DUBAI, March 19 Stock markets in the Gulf may
trade sideways on Sunday as investors lack fresh cues from
overseas markets and await first- quarter corporate earnings
before taking large new positions.
Brent oil settled at $51.76 a barrel on Friday after
trading narrowly. Global equities ended last week on a strong
footing, but most Gulf stock markets are lagging emerging
markets in general; the MSCI emerging market index
is up 12 percent since the start of the year
but Dubai's index is down 0.3 percent and the Saudi
benchmark down 4 percent.
Investors are concerned that low oil prices and planned
government austerity measures in the Gulf will continue to weigh
on corporate earnings.
The second phase of Qatar's upgrade by FTSE Russell to
secondary emerging market status will take place from the
opening on Monday, with 20 of the 22 companies selected in
September 2016 seeing their investibility weights doubled.
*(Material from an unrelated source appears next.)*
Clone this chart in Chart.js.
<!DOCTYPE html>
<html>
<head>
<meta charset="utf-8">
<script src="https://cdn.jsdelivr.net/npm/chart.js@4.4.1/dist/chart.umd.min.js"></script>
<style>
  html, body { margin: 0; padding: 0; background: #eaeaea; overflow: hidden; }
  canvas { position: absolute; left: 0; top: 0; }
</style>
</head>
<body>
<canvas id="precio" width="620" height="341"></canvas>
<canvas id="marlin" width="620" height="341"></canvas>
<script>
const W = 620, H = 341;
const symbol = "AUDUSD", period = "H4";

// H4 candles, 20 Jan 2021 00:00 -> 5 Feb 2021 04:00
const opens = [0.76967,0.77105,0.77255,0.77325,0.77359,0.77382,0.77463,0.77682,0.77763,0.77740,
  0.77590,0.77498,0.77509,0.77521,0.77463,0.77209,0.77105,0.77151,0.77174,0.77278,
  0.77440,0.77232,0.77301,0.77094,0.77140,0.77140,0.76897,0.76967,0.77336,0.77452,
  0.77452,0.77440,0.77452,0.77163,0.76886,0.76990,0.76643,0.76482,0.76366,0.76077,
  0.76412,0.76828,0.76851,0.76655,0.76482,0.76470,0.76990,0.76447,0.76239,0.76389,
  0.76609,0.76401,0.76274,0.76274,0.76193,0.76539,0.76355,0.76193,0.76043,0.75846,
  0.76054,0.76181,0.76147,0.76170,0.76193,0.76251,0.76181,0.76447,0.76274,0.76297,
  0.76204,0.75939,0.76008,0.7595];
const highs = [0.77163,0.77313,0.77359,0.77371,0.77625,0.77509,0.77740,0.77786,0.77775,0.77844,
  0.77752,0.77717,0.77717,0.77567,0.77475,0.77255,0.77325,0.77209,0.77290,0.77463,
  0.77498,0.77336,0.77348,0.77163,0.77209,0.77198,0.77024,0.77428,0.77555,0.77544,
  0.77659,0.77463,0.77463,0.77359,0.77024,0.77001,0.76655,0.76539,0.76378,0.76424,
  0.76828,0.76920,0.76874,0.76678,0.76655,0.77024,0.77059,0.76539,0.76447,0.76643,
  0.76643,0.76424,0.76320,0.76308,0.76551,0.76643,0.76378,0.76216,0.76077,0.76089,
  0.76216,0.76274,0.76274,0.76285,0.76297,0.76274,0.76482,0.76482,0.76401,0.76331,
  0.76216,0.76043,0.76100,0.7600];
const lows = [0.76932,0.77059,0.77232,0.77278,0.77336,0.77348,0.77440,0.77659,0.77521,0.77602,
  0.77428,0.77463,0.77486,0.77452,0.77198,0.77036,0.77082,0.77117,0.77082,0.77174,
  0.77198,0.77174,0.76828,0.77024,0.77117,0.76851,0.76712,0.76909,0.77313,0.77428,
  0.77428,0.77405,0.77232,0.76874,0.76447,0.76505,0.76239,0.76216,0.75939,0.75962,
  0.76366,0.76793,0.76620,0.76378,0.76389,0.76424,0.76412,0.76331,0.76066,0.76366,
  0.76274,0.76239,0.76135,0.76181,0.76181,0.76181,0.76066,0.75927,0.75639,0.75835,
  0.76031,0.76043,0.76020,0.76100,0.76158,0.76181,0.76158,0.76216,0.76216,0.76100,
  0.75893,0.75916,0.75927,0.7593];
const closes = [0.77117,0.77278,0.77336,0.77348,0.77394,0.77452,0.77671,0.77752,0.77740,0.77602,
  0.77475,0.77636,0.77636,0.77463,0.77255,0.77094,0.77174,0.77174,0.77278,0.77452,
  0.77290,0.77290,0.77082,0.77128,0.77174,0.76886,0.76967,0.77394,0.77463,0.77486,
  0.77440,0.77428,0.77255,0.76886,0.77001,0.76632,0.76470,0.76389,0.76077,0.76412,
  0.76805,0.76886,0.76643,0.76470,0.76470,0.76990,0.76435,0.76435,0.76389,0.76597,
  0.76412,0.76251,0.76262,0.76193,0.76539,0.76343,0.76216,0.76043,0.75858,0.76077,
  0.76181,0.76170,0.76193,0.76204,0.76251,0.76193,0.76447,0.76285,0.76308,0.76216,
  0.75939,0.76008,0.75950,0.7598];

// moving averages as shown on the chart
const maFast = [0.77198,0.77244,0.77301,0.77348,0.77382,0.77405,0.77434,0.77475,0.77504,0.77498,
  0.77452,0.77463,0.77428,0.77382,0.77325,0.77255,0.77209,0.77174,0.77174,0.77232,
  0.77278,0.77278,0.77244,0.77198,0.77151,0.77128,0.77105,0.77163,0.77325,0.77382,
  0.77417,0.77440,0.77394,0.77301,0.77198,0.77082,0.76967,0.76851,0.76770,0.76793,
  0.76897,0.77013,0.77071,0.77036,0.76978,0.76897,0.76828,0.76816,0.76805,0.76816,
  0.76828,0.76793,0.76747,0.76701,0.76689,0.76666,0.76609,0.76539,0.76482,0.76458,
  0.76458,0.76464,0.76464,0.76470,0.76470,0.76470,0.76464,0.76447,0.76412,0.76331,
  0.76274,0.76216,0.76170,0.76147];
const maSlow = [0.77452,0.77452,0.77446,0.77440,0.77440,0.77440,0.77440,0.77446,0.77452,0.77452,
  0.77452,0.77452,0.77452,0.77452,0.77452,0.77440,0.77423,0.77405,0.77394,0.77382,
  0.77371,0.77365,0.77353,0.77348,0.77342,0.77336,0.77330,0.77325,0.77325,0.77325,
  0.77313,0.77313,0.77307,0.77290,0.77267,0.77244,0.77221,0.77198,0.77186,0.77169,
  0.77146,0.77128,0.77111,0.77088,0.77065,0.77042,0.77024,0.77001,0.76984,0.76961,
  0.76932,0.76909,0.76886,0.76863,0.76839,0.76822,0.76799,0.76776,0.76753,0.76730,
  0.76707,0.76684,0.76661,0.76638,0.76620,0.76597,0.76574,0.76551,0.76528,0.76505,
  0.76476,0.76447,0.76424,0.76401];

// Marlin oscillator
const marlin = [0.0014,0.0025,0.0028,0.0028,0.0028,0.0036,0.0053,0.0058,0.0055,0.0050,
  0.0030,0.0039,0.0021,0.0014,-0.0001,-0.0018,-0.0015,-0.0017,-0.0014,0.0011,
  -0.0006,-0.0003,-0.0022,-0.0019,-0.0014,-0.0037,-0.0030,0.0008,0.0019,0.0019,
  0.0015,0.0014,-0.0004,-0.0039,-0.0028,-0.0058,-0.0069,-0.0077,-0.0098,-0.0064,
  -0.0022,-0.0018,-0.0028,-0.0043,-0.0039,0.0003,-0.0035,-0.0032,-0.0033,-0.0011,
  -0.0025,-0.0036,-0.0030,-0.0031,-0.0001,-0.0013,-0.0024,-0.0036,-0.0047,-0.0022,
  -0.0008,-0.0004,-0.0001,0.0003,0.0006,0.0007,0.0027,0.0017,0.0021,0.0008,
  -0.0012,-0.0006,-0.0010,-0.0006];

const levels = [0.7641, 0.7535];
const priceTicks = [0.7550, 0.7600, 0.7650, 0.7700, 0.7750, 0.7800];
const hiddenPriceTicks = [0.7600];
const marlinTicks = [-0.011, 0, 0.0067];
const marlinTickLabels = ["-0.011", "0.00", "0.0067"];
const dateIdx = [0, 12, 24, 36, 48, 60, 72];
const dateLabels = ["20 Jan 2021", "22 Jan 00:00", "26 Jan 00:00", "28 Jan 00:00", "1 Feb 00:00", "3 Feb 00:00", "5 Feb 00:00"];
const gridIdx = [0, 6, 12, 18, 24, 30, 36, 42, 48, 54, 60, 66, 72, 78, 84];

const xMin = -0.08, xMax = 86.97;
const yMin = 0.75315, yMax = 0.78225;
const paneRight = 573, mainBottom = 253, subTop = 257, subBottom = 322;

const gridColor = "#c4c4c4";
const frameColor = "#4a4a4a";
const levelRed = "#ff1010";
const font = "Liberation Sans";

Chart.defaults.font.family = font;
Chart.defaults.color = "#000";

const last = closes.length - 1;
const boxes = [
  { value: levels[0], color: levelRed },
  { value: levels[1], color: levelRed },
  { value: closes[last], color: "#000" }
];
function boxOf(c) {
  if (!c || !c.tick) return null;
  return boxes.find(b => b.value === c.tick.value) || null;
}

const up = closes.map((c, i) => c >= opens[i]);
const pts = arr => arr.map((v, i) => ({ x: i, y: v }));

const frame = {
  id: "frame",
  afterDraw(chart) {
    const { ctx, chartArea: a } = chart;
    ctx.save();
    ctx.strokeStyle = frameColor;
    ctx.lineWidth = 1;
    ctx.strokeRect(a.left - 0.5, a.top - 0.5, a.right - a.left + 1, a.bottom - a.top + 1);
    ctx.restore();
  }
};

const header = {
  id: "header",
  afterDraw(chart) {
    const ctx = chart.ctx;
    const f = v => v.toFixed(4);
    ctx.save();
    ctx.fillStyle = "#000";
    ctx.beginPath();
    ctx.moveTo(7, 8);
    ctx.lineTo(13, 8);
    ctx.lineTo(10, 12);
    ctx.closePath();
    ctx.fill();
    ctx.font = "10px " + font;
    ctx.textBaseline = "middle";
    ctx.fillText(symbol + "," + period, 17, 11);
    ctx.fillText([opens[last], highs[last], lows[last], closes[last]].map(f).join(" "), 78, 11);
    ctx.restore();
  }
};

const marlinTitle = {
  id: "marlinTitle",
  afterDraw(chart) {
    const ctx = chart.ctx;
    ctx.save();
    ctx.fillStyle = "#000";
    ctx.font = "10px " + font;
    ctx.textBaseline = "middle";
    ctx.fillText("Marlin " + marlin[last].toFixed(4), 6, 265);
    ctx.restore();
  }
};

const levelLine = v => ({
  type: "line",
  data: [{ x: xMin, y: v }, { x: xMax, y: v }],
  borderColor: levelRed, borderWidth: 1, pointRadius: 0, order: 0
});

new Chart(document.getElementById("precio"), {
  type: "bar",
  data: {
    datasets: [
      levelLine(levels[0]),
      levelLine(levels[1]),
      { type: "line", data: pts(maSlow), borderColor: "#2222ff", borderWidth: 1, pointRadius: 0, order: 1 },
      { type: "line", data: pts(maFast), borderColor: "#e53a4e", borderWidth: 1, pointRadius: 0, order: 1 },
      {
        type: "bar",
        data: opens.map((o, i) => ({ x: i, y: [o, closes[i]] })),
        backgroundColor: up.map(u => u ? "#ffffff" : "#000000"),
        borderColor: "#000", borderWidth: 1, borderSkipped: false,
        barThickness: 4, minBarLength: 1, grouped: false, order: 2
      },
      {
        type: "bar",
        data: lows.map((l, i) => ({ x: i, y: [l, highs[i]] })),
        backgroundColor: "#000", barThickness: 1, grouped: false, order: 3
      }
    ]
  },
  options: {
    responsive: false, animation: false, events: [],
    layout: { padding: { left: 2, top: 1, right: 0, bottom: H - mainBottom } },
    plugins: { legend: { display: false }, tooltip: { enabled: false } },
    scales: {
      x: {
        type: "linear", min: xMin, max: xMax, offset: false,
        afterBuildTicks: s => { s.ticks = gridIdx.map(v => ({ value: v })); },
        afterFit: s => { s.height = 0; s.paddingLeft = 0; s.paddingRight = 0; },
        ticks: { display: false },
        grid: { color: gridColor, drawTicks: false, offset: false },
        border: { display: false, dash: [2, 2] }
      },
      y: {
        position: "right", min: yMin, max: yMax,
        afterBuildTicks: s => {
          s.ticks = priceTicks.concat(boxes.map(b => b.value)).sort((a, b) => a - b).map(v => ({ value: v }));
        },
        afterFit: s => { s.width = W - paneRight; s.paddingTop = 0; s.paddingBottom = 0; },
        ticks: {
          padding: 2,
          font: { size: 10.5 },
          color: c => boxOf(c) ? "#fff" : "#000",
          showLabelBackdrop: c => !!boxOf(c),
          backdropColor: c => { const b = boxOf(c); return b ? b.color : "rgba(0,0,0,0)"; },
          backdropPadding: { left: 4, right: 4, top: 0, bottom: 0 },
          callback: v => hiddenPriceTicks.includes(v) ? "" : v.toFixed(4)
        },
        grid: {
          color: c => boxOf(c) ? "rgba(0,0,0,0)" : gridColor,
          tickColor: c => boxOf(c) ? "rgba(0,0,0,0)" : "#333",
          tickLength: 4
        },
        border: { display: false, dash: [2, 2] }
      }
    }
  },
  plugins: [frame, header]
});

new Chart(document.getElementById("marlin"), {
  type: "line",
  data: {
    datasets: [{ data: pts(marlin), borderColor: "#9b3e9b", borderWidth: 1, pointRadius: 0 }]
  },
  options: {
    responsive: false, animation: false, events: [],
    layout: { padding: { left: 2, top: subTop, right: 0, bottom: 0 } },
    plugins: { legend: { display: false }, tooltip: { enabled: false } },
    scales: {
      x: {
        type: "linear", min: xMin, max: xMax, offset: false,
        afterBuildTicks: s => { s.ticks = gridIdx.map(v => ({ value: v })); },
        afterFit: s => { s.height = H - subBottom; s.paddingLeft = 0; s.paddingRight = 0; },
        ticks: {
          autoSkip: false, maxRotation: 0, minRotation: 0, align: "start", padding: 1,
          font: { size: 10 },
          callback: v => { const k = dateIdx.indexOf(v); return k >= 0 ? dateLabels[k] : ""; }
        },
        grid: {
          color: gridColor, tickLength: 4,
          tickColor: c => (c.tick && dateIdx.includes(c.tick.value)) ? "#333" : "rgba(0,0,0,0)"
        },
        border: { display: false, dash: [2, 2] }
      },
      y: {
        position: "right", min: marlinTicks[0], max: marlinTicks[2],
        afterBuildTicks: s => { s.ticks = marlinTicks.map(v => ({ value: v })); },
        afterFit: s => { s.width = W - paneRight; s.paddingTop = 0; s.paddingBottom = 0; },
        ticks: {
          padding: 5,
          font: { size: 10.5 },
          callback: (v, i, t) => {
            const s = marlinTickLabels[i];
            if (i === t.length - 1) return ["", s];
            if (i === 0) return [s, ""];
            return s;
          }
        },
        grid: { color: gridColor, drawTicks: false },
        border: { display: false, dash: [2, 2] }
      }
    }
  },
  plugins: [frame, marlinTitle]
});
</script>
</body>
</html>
Some passive funds may buy those stocks on Sunday as a
result; fund managers have calculated passive fund inflows due
to this month's FTSE change could exceed $300 million. But
profit-taking last week suggested many investors, after
front-running the rebalancing, are eager to book gains and will
sell into strength.
In Kuwait, Kuwait International Bank and Al Ahli
Bank go ex-dividend on Sunday, which could pressure
their share prices.
In Saudi Arabia, insurer Solidarity Saudi Takaful
may attract some interest after it said it had reduced its
accumulated losses to below 50 percent of its capital. Its
shares will be suspended from trade in the first two hours.